Malenkaya Vera (1988)
Malenkaya Masochistic Movie Masterpiece
A gritty presentation of the decay of family values and human dignity in the wake of Soviet communism, Vasili Pichul's 1988 film Little Vera is a landmark film of modern Russian cinema. Pichul's brutal drama marks a strong departure from the images of sanitized idealism promoted in Soviet times (as in Aleksandrov's Circus), brashly moving the social chaos of his time into the public spotlight. A contemporary Ukrainian setting further intensifies the effect, first by the immediacy of the film to its time period, second by its utilization of a locale not only struggling for identity in lieu of a Soviet system, but also as a nation distinct from the Russian idiom that had dominated the U.S.S.R.
Vera, the film's title character and protagonist, is a rebellious adolescent girl with a "dysfunctional" family including a hard-drinking father and a mother care-worn. Rejecting her would-be beau Andrei, Vera begins a destructive (and primarily sexual) relationship with a college student named Sergei. Despite her parents' dislike for the lazy Sergei, and despite Sergei's rude contempt for her parents, he moves into their cramped apartment. Tensions escalate until Vera's father drunkenly stabs Sergei. Vera must decide if she will stay loyal to her intolerable family by testifying her father acted in self-defense, or continue to support and defend the ever-detached Sergei.
Unbearable in almost every imaginable way, Little Vera masterfully captures and communicates the inescapable void left in social life after the collapse of communism. The sexual aggressiveness of the film (it was the first film to show explicit sex) combined with the unrelenting presentation of social reality (a marked distinction from the socialist realism demanded by Stalin) effectively confronted the conditions of former-Soviet life. Most interesting, however, was public reception. While many wrote hate mail to the director and star, the film was wildly popular. Here the double-edged nature of "film as social criticism" emerges: if done correctly, the film will make the audience uncomfortable. Because no easy solution presents itself, some viewers will hate the film and filmmakers for "bringing up" the issue.

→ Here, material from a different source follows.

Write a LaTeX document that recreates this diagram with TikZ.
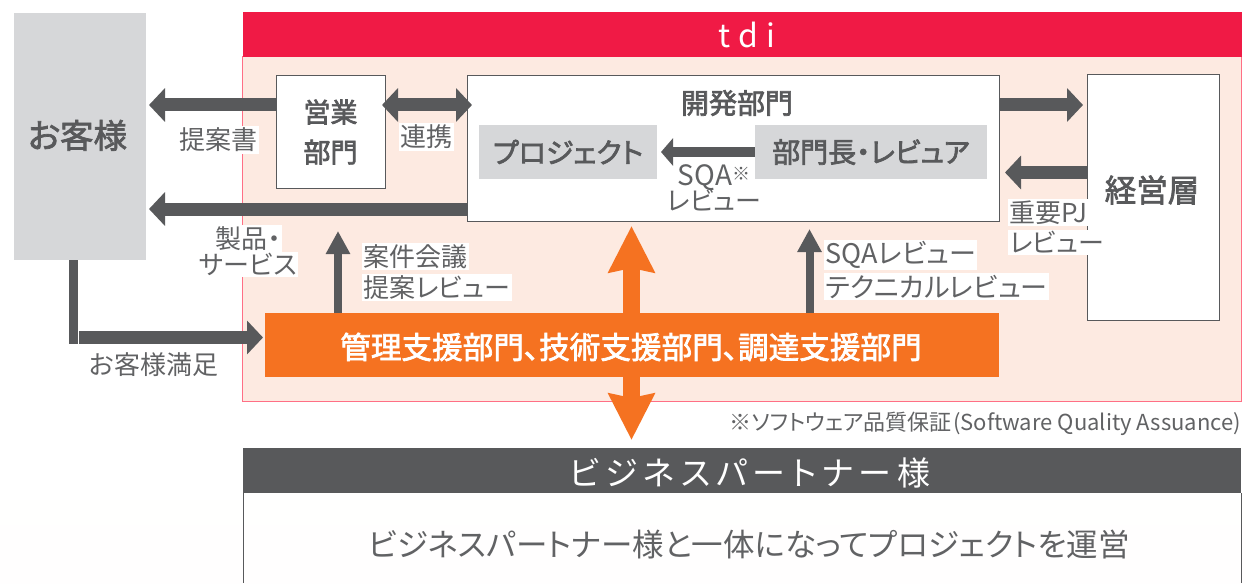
\documentclass[tikz,border=0pt]{standalone}
\usepackage{fontspec}
\usetikzlibrary{arrows.meta,calc}
\setmainfont{Noto Sans CJK JP}[RawFeature={+palt}]
\definecolor{dgray}{HTML}{58595B}
\definecolor{lblgray}{HTML}{616264}
\definecolor{lgray}{HTML}{D6D7D9}
\definecolor{tdired}{HTML}{F01A45}
\definecolor{panel}{HTML}{FDEAE1}
\definecolor{panelline}{HTML}{FF6F85}
\definecolor{orangebar}{HTML}{F57221}
\newcommand{\fs}[1]{\fontsize{#1}{#1}\selectfont}
\newcommand{\halo}[1]{{\setlength{\fboxsep}{1.5pt}\colorbox{white}{#1}}}
\newcommand{\med}[1]{\special{pdf:code q 2 Tr 0.7 w}#1\special{pdf:code 0 Tr Q}}
\tikzset{
  block/.style={rectangle,inner sep=0pt,outer sep=0pt,anchor=center},
  wbox/.style={block,draw=dgray,line width=1pt,fill=white},
  graybox/.style={block,fill=lgray},
  head/.style={text=dgray,font=\fs{27}},
  headb/.style={text=dgray,font=\fs{28}},
  lbl/.style={text=lblgray,font=\fs{26},inner sep=0pt,align=center},
  lblleft/.style={lbl,align=left,anchor=west},
  thick arrow/.style={draw=dgray,line width=13pt,-{Triangle[length=16pt,width=33pt]}},
  thick both/.style={draw=dgray,line width=13pt,{Triangle[length=16pt,width=33pt]}-{Triangle[length=16pt,width=33pt]}},
  thin arrow/.style={draw=dgray,line width=8pt,-{Triangle[length=23pt,width=23pt]}},
  mid arrow/.style={draw=dgray,line width=10pt,-{Triangle[length=12pt,width=27pt]}},
  orange arrow/.style={draw=orangebar,line width=17pt,-{Stealth[length=46pt,width=45pt,inset=4pt]}}
}
\begin{document}
\begin{tikzpicture}[x=1pt,y=-1pt]
\useasboundingbox (0,0) rectangle (1246,583);
% faint tint at the foot of the page
\shade[top color=white,bottom color=white!96!panel] (0,440) rectangle (1246,583);

% tdi panel
\node[block,draw=panelline,fill=panel,line width=1pt,minimum width=999pt,minimum height=345pt] (tdipanel) at (742,229) {};
\node[block,fill=tdired,minimum width=999pt,minimum height=45pt,text=white,font=\fs{32}\addfontfeature{LetterSpace=25}] (tdihead) at (742.5,34.5) {\hspace{9pt}\raisebox{-4pt}{tdi}};

% boxes
\node[block,fill=lgray,minimum width=132pt,minimum height=247pt,text=dgray,font=\fs{33.5}] (cust) at (80,136.5) {\hspace{-5pt}\raisebox{5pt}{\med{お客様}}};
\node[wbox,minimum width=109pt,minimum height=112pt,head,align=center] (eigyo) at (330.5,132) {\med{営業}\\[13pt]\med{部門}};
\node[wbox,minimum width=532pt,minimum height=145pt] (kaihatsu) at (733,148.5) {};
\node[headb] (kaihatsulabel) at (737,103) {\med{開発部門}};
\node[graybox,minimum width=178pt,minimum height=54pt,headb] (proj) at (568,152) {\med{プロジェクト}};
\node[graybox,minimum width=232pt,minimum height=54pt,headb] (bucho) at (871,152) {\med{部門長・レビュア}};
\node[wbox,minimum width=132pt,minimum height=245pt] (keiei) at (1153,197.5) {};
\node[text=dgray,font=\fs{31.5}] (keieilabel) at (1152,190) {\med{経営層}};

% free ends of connectors
\coordinate (custtipa) at (149,105);
\coordinate (custtipb) at (149,209);
\coordinate (reviewtipa) at (338,231);
\coordinate (reviewtipb) at (809.5,229);
\coordinate (orangetop) at (631.5,226);
\coordinate (orangebot) at (631.5,440);
\coordinate (satcorner) at (73.5,344);
\coordinate (satstart) at (79,337.5);

% connectors
\draw[thick arrow] ([yshift=27pt]eigyo.west) -- (custtipa);
\draw[thick arrow] (kaihatsu.west |- custtipb) -- (custtipb);
\draw[thick both] ([xshift=-3pt,yshift=27pt]eigyo.east) -- ([xshift=5pt]kaihatsu.west |- custtipa);
\draw[mid arrow] (bucho.west) -- ([xshift=4pt]proj.east);
\draw[thick arrow] (kaihatsu.east |- custtipa) -- ([xshift=-4pt]keiei.west |- custtipa);
\draw[thick arrow] (keiei.west |- 0,172.5) -- ([xshift=6pt]kaihatsu.east |- 0,172.5);
\draw[draw=dgray,line width=9pt] (cust.south -| satcorner) -- (satcorner);

% support bar
\node[block,fill=orangebar,minimum width=734pt,minimum height=64pt] (support) at (632,345) {};
\node[text=white,font=\fs{30.6},inner sep=0pt] (supportlabel) at (631,347) {\med{管理支援部門、技術支援部門、調達支援部門}};
\draw[thick arrow] (satstart) -- ([xshift=-2pt]support.west |- satstart);
\draw[thin arrow] (support.north -| reviewtipa) -- (reviewtipa);
\draw[thin arrow] (support.north -| reviewtipb) -- (reviewtipb);
\draw[orange arrow] (support.north -| orangetop) -- (orangetop);
\draw[orange arrow] (support.south -| orangebot) -- (orangebot);

% labels
\node[lbl] (lteian) at (218,140) {\halo{提案書}};
\node[lbl] (lrenkei) at (426,137) {\halo{連携}};
\node[lbl] (lsqa) at (714,188) {{\fs{28}SQA}{\fs{18}\raisebox{5pt}{※}}\\[-3pt]レビュー};
\node[lblleft,anchor=west] (ljuyo) at (1008,227) {\halo{重要PJ}\\[3pt]\halo{レビュー}};
\node[lbl] (lseihin) at (248,251) {\halo{製品・}\\[-1pt]\halo{サービス}};
\node[lblleft] (lanken) at (362,272) {\halo{案件会議}\\[3pt]\halo{提案レビュー}};
\node[lblleft,font=\fs{27}] (lsqar) at (824,270) {\halo{SQAレビュー}\\[2pt]\halo{テクニカルレビュー}};
\node[lbl] (lsat) at (154,365) {お客様満足};
\node[text=lblgray,font=\fs{22},inner sep=0pt,anchor=east] (lnote) at (1241,424) {※ソフトウェア品質保証\kern1.5pt(Software Quality Assuance)};

% business partner
\node[block,fill=dgray,minimum width=998pt,minimum height=45pt] (partnerhead) at (742,470.5) {};
\node[text=white,font=\fs{33}\addfontfeature{LetterSpace=17},inner sep=0pt] (partnerheadlabel) at (750,473) {ビジネスパートナー様};
\node[block,fill=white,fill opacity=.6,minimum width=998pt,minimum height=90pt] (partnerbody) at (742,538) {};
\node[text=lblgray,font=\fs{31.5},inner sep=0pt] (partnerbodylabel) at (749,545) {ビジネスパートナー様と一体になってプロジェクトを運営};
\draw[dgray,line width=1pt] (partnerbody.north west) -- (partnerbody.south west);
\draw[dgray,line width=1pt] (partnerbody.north east) -- (partnerbody.south east);
\end{tikzpicture}
\end{document}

Many films come to mind as somewhat comparable in this regard: Larry Clark's Kids, Harmony Korine's Gummo, even popular movie's such as John Hughes' Breakfast Club.
I recommend this film to those viewers for whom the prospect of nearly two hours excruciating domestic conflict and social miasma is not overly daunting. The film is absolutely beautiful, and incredibly challenging. Despite the difficulties of watching the film, some moments within it are profoundly beautiful. Of course, the socio-historic and cultural significance of the film cannot be overlooked, and in fact operate as an even more assertive reason for watching this film.